Сорванные подснежники уложены в бумажный треугольничек с короткой запиской для цензора: «Уважаемая военная цензура, пожалуйста, не выбрасывайте цветочки: это фронтовой подарок моей маме». Цензор выполнил мою просьбу, он не изъял «незаконное вложение». Прошло почти полвека, а маленький засохший букетик подснежников все еще будоражит мое воображение.
О солдатской чести поведал инвалид войны Евсей Ефимович ДЕСЯТНИК (Киев).
Евсей Десятник. Совесть
В сумерках наша батарея подошла к железнодорожной станции и стала окапываться. В пятом часу утра, когда позиция была готова, меня позвал наш повар Андрей Васильевич Холохоленко. Он просил разрешить ему готовить пищу не у самой позиции, а в ближайшей от нас избе, которую облюбовал у реки. Я пошел за ним в ту избу.
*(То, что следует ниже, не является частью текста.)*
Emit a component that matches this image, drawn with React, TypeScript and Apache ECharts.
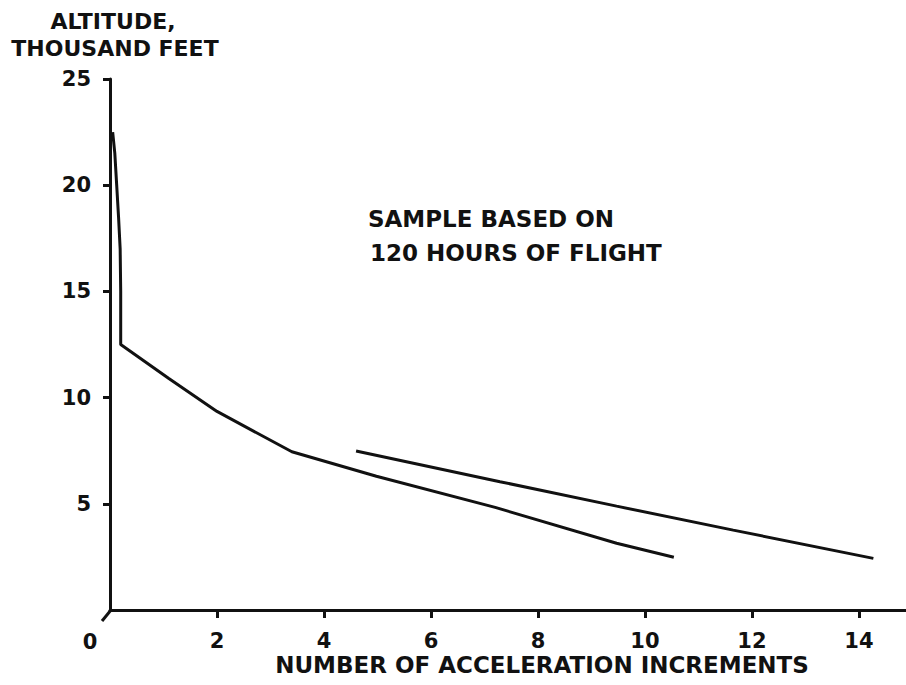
import React, { useEffect, useRef } from "react";
import * as echarts from "echarts";

const lowerCurve: [number, number][] = [
  [0.05, 22.5], [0.09, 21.5], [0.125, 20], [0.16, 18.5], [0.19, 17], [0.2, 15],
  [0.2, 12.5], [1.1, 10.9], [2.0, 9.35], [3.4, 7.45], [4.98, 6.3], [7.2, 4.83],
  [9.47, 3.14], [10.54, 2.48],
];
const upperCurve: [number, number][] = [
  [4.6, 7.49], [7.29, 6.04], [9.47, 4.89], [11.65, 3.76], [14.27, 2.43],
];
const xTicks = { min: 0, max: 14.88, interval: 2 };
const yTicks = { min: 0, max: 25, interval: 5 };
const yTitle = ["ALTITUDE,", "THOUSAND FEET"];
const xTitle = "NUMBER OF ACCELERATION INCREMENTS";
const note = ["SAMPLE BASED ON", "120 HOURS OF FLIGHT"];

const INK = "#111";
const FONT = '"DejaVu Sans", sans-serif';

export default function App() {
  const ref = useRef<HTMLDivElement>(null);
  useEffect(() => {
    if (!ref.current) return;
    const chart = echarts.init(ref.current, null, { renderer: "svg" });
    const txt = (text: string, x: number, y: number, size: number, align = "center") => ({
      type: "text",
      x,
      y,
      style: {
        text,
        fill: INK,
        font: `bold ${size}px ${FONT}`,
        textAlign: align,
        textVerticalAlign: "middle",
      },
    });
    chart.setOption({
      animation: false,
      backgroundColor: "#fff",
      grid: { left: 110, right: 0, top: 79, bottom: 75, containLabel: false },
      xAxis: {
        type: "value",
        min: xTicks.min,
        max: xTicks.max,
        interval: xTicks.interval,
        axisLine: { show: true, lineStyle: { color: INK, width: 3 } },
        axisTick: { show: true, length: 8, lineStyle: { color: INK, width: 3 } },
        axisLabel: {
          color: INK,
          fontFamily: FONT,
          fontWeight: "bold",
          fontSize: 21,
          margin: 20,
          showMinLabel: false,
          showMaxLabel: false,
          formatter: (v: number) => (v % 2 === 0 ? String(v) : ""),
        },
        splitLine: { show: false },
      },
      yAxis: {
        type: "value",
        min: yTicks.min,
        max: yTicks.max,
        interval: yTicks.interval,
        axisLine: { show: true, lineStyle: { color: INK, width: 3 } },
        axisTick: { show: true, length: 7, lineStyle: { color: INK, width: 3 } },
        axisLabel: {
          color: INK,
          fontFamily: FONT,
          fontWeight: "bold",
          fontSize: 21,
          margin: 19,
          showMinLabel: false,
        },
        splitLine: { show: false },
      },
      series: [
        {
          type: "line",
          data: lowerCurve,
          symbol: "none",
          lineStyle: { color: INK, width: 3 },
        },
        {
          type: "line",
          data: upperCurve,
          symbol: "none",
          lineStyle: { color: INK, width: 3 },
        },
      ],
      graphic: [
        txt(yTitle[0], 113, 21, 22),
        txt(yTitle[1], 115, 48, 22),
        txt(xTitle, 542, 665, 23),
        txt(note[0], 368, 219, 23, "left"),
        txt(note[1], 370, 253, 23, "left"),
        txt("0", 90, 642, 21),
        {
          type: "line",
          shape: { x1: 111, y1: 610, x2: 102, y2: 621 },
          style: { stroke: INK, lineWidth: 3 },
        },
      ],
    });
    return () => chart.dispose();
  }, []);
  return (
    <div
      ref={ref}
      style={{ position: "fixed", left: 0, top: 0, width: 906, height: 685 }}
    />
  );
}
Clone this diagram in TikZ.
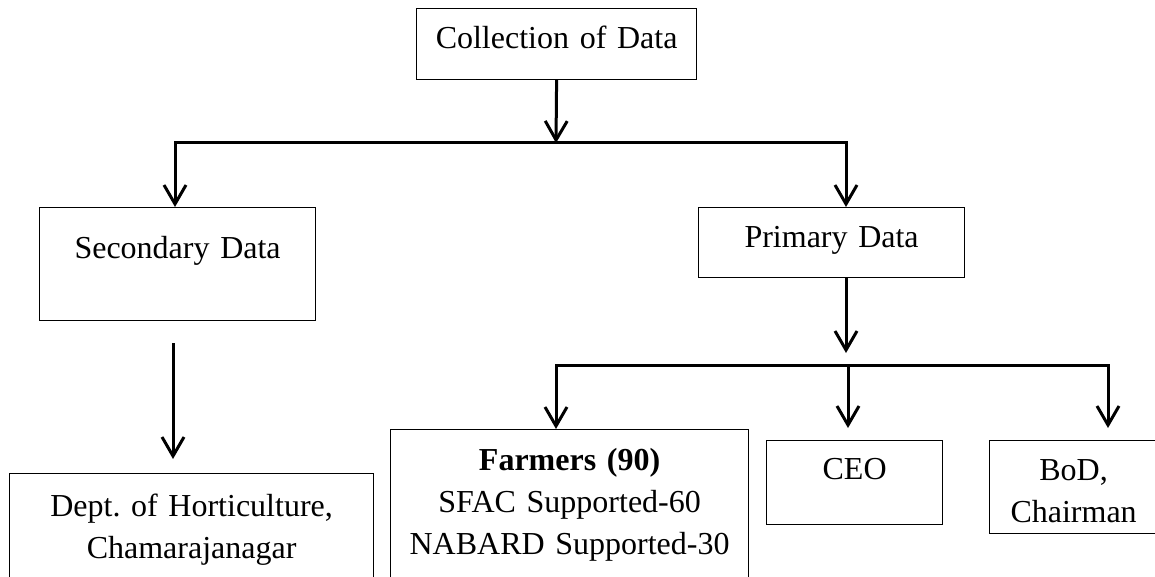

— Вы на стены поглядите, — с какой-то болью произнес повар.
Я глянул — и оторопел. Вместо обоев со стен смотрели на нас приклеенные друг к другу сотни розовых билетов Государственного банка Союза СССР.
— Все тридцатки. Вот гады! И придумают такое. Наверное, жил здесь какой-то начфин ихний, — заключил Холохоленко.
Я испытующе заглянул в глаза нашему повару. И решил, что именно из-за этих денег потянул он меня сюда. Были на то определенные основания. Еще в самом начале войны все на батарее сдавали в Фонд обороны свои денежные сбережения, а он не сдал. Сказал, что семья его сильно нуждается. Я ничего не сказал ему тогда. Стыдился упрекать человека, что был значительно старше меня годами, да еще и отцом двоих сыновей. Но в душе был недоволен расчетливостью ефрейтора.
Он, видимо, и теперь понял, что я не восторгаюсь находкой, однако решительно попросил разрешения снять со стен все деньги.
— Клеил, гадюка, мукой. Я их поснимаю вместе со штукатуркой…
На следующий день я спросил старшину батареи, спит ли по ночам повар.
— Мучается, — ответил тот с хитринкой. — Деньги спасает.
А у меня шевельнулась недобрая мысль, — стыдно теперь в этом признаться.
Еще через день к вечеру, уже в темень, появился на позиции сам Холохоленко. В первое мгновение я не узнал его: побрился, одел все новенькое, что так тщательно берег долгие месяцы.